-- Start Record excerpts --

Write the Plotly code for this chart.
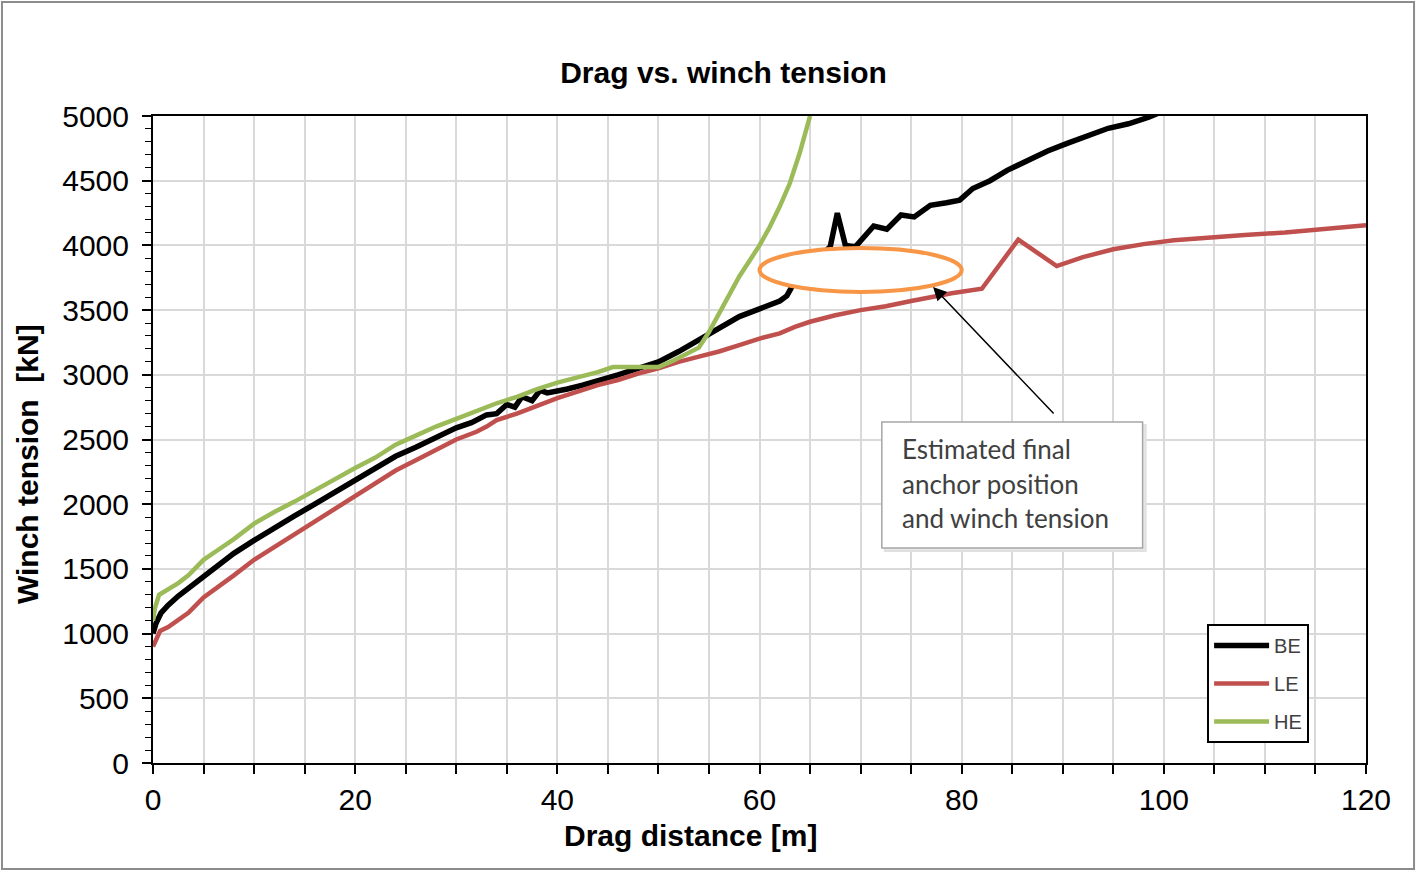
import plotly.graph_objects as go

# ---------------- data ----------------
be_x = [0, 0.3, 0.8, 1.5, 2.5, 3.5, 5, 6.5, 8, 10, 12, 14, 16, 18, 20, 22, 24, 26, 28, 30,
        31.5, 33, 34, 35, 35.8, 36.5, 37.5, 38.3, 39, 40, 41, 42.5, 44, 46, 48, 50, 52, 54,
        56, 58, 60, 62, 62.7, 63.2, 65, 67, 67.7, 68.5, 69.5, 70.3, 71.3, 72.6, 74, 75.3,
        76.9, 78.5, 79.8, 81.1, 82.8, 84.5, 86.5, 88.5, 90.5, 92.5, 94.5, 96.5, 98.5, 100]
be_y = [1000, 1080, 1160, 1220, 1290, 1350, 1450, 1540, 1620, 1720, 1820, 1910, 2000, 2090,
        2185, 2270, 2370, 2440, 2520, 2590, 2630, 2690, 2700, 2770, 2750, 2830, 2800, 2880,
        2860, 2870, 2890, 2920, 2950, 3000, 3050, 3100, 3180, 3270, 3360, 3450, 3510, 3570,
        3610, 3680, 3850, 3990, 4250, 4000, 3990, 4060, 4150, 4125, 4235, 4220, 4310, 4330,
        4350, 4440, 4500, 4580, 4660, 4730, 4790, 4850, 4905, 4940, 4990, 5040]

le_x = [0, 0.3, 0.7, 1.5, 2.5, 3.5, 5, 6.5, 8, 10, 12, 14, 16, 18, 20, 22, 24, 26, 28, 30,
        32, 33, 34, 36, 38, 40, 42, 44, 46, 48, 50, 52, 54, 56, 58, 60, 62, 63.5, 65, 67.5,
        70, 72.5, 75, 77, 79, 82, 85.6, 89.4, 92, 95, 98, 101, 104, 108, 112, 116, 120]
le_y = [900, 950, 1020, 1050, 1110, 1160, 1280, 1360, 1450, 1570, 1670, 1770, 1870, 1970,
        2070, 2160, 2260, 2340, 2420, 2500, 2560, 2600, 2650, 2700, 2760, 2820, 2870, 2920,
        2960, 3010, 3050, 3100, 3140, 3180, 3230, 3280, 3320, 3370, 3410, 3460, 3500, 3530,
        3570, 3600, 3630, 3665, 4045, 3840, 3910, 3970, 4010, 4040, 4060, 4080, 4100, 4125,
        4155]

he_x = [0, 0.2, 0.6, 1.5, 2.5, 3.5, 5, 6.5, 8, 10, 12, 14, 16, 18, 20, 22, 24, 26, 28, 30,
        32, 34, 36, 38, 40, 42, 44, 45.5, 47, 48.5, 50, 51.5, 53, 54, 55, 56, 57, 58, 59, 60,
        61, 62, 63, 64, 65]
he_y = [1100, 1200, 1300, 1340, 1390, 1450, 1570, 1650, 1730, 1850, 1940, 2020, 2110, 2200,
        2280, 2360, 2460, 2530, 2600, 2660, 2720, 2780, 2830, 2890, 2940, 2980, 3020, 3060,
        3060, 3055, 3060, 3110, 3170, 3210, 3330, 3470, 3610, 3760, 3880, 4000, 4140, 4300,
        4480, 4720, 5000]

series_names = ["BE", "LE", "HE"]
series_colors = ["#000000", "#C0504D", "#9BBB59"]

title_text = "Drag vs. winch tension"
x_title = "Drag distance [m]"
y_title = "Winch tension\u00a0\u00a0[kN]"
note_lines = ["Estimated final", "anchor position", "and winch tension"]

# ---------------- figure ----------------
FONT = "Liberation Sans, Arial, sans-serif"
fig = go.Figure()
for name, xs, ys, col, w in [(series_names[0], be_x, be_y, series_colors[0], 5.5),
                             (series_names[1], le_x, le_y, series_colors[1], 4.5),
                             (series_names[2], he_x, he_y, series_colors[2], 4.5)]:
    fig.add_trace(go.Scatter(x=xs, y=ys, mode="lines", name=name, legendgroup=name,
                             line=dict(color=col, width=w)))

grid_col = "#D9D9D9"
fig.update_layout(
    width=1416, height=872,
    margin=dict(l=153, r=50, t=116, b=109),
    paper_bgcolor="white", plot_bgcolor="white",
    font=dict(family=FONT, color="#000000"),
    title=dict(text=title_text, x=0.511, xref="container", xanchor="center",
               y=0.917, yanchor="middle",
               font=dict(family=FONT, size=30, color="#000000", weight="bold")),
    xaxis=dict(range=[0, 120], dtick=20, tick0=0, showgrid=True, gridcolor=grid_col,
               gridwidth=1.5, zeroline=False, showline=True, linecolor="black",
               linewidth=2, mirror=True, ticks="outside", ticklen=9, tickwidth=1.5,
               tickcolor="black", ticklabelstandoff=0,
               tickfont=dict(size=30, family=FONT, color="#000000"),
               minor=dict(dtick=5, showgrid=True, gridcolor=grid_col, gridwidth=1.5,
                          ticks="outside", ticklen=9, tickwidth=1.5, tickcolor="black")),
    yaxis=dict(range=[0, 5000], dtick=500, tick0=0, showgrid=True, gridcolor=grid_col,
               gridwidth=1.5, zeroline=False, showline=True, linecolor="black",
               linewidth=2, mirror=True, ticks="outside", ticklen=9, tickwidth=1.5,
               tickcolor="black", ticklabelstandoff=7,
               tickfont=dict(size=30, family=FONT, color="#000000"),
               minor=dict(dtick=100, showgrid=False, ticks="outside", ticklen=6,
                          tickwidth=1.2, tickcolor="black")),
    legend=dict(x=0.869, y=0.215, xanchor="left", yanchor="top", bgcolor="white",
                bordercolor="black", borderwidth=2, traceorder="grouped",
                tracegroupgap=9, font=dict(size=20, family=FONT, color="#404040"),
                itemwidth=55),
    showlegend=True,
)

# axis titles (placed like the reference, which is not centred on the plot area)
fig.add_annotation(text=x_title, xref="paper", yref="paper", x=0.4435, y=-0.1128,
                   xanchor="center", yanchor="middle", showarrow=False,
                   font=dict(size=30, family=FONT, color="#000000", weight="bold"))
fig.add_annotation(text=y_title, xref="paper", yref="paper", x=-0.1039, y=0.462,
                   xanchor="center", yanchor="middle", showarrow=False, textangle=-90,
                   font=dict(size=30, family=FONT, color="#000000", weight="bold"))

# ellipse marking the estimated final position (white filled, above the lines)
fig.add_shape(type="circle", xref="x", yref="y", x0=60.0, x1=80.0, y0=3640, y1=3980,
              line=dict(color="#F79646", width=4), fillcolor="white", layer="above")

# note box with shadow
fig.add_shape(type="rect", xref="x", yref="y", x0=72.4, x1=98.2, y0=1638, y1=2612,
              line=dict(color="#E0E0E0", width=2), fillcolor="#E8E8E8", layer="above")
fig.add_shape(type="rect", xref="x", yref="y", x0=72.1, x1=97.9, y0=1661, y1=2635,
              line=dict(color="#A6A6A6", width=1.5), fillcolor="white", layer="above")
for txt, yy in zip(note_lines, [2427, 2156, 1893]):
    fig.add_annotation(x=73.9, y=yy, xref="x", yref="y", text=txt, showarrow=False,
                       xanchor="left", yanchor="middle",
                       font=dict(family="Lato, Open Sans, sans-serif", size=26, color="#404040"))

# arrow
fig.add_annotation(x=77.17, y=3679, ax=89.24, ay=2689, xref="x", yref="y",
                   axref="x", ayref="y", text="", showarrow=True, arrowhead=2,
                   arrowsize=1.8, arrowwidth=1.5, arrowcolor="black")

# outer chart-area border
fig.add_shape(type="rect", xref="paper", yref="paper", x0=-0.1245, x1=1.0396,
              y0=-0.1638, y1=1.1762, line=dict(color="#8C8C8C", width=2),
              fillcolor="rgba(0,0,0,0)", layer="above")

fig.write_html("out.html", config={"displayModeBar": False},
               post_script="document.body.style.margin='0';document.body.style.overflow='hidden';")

-- End Record excerpts --
-- Start Record excerpts --

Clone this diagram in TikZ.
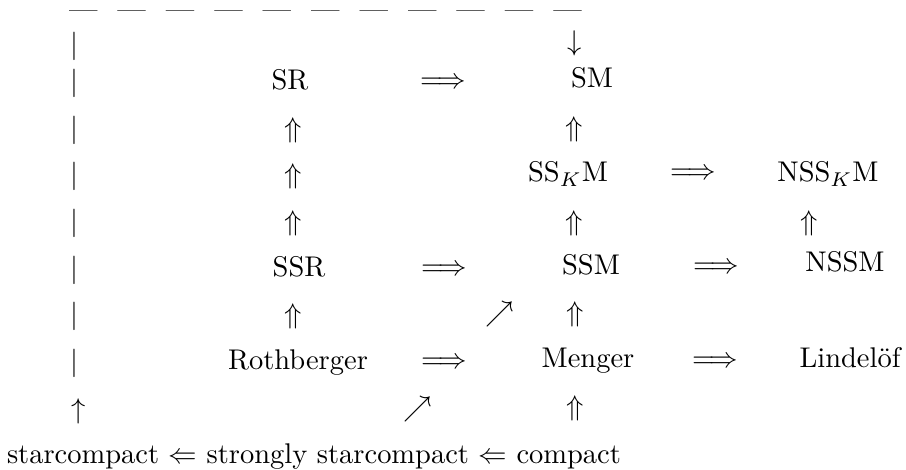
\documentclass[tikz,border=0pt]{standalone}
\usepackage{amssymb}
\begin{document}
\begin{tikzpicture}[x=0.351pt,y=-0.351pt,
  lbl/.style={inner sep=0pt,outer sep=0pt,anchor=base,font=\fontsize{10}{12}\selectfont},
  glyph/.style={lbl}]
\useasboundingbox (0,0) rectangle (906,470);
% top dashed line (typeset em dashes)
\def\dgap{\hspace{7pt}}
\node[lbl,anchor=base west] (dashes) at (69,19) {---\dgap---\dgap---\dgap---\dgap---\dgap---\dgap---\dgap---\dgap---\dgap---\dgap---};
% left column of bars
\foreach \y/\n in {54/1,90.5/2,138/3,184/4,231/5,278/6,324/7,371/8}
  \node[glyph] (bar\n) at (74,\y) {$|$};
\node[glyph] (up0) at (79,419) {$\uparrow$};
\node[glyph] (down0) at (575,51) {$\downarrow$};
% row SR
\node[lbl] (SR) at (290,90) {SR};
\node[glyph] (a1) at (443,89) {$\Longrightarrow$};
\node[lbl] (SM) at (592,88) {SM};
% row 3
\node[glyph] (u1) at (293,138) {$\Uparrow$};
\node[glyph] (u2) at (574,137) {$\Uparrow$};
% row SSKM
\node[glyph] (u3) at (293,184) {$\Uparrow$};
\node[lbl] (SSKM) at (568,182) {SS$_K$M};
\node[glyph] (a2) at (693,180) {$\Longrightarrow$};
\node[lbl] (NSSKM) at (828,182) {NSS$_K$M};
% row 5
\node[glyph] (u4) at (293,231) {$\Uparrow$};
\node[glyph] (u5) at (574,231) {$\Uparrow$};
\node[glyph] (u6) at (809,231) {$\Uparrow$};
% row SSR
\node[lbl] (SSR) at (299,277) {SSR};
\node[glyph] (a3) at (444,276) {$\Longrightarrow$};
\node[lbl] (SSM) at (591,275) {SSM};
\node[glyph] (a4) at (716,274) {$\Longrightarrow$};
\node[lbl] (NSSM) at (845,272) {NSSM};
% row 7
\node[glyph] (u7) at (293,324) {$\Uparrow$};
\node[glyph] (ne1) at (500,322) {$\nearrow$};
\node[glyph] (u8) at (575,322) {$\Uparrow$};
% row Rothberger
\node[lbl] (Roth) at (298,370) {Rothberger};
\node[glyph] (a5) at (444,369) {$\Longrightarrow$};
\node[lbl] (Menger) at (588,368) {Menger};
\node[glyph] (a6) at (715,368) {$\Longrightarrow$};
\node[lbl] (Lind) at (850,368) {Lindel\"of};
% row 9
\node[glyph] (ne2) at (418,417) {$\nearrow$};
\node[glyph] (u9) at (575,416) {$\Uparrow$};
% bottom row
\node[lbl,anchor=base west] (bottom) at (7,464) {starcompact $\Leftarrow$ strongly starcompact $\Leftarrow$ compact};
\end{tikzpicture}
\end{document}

-- End Record excerpts --

*Instruction*: Go through the material above and count the lines that include "chart". Give the number alone.

*Task output*: 2